Arraigned on Monday, Mexican national Francisco Sanchez retracted his jail house confession and pleaded not guilty. And in a stunning development, multiple sources report that the gun Sanchez used to kill Steinle is registered to a federal agent. Sanchez claimed that he found the firearm wrapped in a t-shirt near the park bench that he was sitting on.
The nation is outraged that United States immigration laws have been flouted for years, and that the White House and Congress’ purposeful neglect has spawned sanctuary cities like San Francisco. Sanctuary cities, it should be noted, violate the 1996 Illegal Immigration Reform and Immigrant Responsibility Act (IIRAIRA), a fact that the Obama administration has ignored as part of its widespread immigration law-dismantling. Governor Jerry Brown’s 2014 Trust Act, which converted California into a sanctuary state, compounded an already grave problem.
Julie Myers Woods, a former Immigration and Customs Enforcement assistant secretary rebutted advocates’ arguments that sanctuary cities protect the community and enhance public safety. Woods said that sanctuary does exactly the opposite—they put communities at risk—and that the Steinle case is the most recent in a long history of agonizing examples. According to the Department of Homeland Security, from 2010 to 2014, 121 criminal illegal aliens released while awaiting deportation, were later charged with homicide.
Although it’s cold comfort to Steinle’s family, Kate’s death has jolted state and federal lawmakers into action. In California, Republican State Sen. Jeff Stone announced this week that he’s authoring a bill which would mandate that all the state’s cities and counties fully cooperate with federal immigration officials in accordance with IIRAIRA.

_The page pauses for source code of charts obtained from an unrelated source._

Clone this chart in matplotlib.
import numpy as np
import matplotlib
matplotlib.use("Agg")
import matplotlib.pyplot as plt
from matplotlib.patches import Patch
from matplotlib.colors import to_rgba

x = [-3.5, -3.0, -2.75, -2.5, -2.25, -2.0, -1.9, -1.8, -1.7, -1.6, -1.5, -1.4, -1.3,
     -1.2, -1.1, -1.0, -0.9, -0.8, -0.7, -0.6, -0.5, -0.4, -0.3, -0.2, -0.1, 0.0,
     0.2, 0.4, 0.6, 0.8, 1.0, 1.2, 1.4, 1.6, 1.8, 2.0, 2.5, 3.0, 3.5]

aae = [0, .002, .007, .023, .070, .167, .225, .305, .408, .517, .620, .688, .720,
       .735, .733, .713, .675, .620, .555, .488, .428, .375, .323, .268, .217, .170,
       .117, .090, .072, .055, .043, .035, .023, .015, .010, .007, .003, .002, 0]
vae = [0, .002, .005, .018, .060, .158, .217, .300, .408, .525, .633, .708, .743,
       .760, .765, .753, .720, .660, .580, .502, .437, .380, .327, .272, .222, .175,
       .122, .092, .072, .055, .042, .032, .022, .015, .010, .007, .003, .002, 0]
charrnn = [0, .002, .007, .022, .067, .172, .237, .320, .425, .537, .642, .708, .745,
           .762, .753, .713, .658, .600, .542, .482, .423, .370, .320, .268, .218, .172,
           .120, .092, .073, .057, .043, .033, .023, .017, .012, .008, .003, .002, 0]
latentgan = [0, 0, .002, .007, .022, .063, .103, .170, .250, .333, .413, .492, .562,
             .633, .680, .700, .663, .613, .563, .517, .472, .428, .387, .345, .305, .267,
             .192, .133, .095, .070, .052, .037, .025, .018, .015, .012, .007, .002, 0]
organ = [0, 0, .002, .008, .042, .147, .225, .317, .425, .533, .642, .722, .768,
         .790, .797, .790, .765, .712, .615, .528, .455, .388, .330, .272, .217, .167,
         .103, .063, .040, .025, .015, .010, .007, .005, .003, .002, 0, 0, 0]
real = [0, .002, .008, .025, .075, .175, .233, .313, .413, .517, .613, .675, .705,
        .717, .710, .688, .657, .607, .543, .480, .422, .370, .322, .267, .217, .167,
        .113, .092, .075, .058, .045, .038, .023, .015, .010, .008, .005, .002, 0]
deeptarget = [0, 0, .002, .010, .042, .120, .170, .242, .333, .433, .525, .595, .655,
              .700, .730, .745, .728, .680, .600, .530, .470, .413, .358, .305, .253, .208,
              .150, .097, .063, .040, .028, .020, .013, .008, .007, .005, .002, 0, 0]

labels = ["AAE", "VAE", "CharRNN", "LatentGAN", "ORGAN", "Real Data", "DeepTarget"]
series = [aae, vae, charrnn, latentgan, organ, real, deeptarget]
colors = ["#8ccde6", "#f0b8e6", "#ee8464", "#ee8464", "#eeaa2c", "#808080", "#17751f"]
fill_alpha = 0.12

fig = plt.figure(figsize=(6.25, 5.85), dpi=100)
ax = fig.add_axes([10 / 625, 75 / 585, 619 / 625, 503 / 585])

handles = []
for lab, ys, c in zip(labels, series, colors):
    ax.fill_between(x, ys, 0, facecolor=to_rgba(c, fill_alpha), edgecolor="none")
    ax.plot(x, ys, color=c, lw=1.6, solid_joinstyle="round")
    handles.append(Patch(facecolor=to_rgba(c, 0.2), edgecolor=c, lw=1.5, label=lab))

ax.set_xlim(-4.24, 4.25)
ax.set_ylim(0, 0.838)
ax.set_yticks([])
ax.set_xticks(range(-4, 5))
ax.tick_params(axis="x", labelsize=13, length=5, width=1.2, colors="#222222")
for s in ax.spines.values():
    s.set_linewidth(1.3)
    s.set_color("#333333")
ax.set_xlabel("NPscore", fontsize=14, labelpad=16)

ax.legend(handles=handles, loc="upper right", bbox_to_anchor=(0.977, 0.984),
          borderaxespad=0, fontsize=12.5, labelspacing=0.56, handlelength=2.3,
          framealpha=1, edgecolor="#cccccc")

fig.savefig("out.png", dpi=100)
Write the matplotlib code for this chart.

In his press release, Stone said that if California had a law in effect to ban sanctuary cities and to keep such cities from releasing previously convicted alien felons like Sanchez, Steinle would be alive today. Stone’s legislation would require prisoners identified by the Department of Homeland Security as unlawful immigrants and already in the city’s custody to be held for 48 to allow their safe transfer to ICE.
And in Congress, the House and Senate have introduced companion bills. Similar to Stone’s bill, HR 1148 and S 1640 would require state and local governments to comply with federal immigration detainers. They would also expand and restore interior enforcement which has been nearly non-existent under the Obama administration. State and local authorities would also be empowered to enforce federal immigration laws as well as their own local laws assuming they’re consistent with the federal code. The proposed legislation would end DHS grants to sanctuary cities and bar the unauthorized release of criminal aliens. The bills are also known as the Davis-Oliver Act, so named in honor of the two Sacramento County deputies shot and killed last year by a multiple-times deported alien Marcelo Marquez.
For years and under both Republican and Democratic-controlled Congresses and White Houses, sanctuary programs have harbored aliens and enabled illegal immigrant crime. Through lax enforcement, Obama has converted the United States into a sanctuary nation.
Anti-sanctuary legislation, should it pass, would come too late to save Steinle and the hundreds more illegal immigrant crime victims. But laws to prohibit sanctuary status would, with sufficient political will behind them, protect millions of vulnerable Americans for many years to come.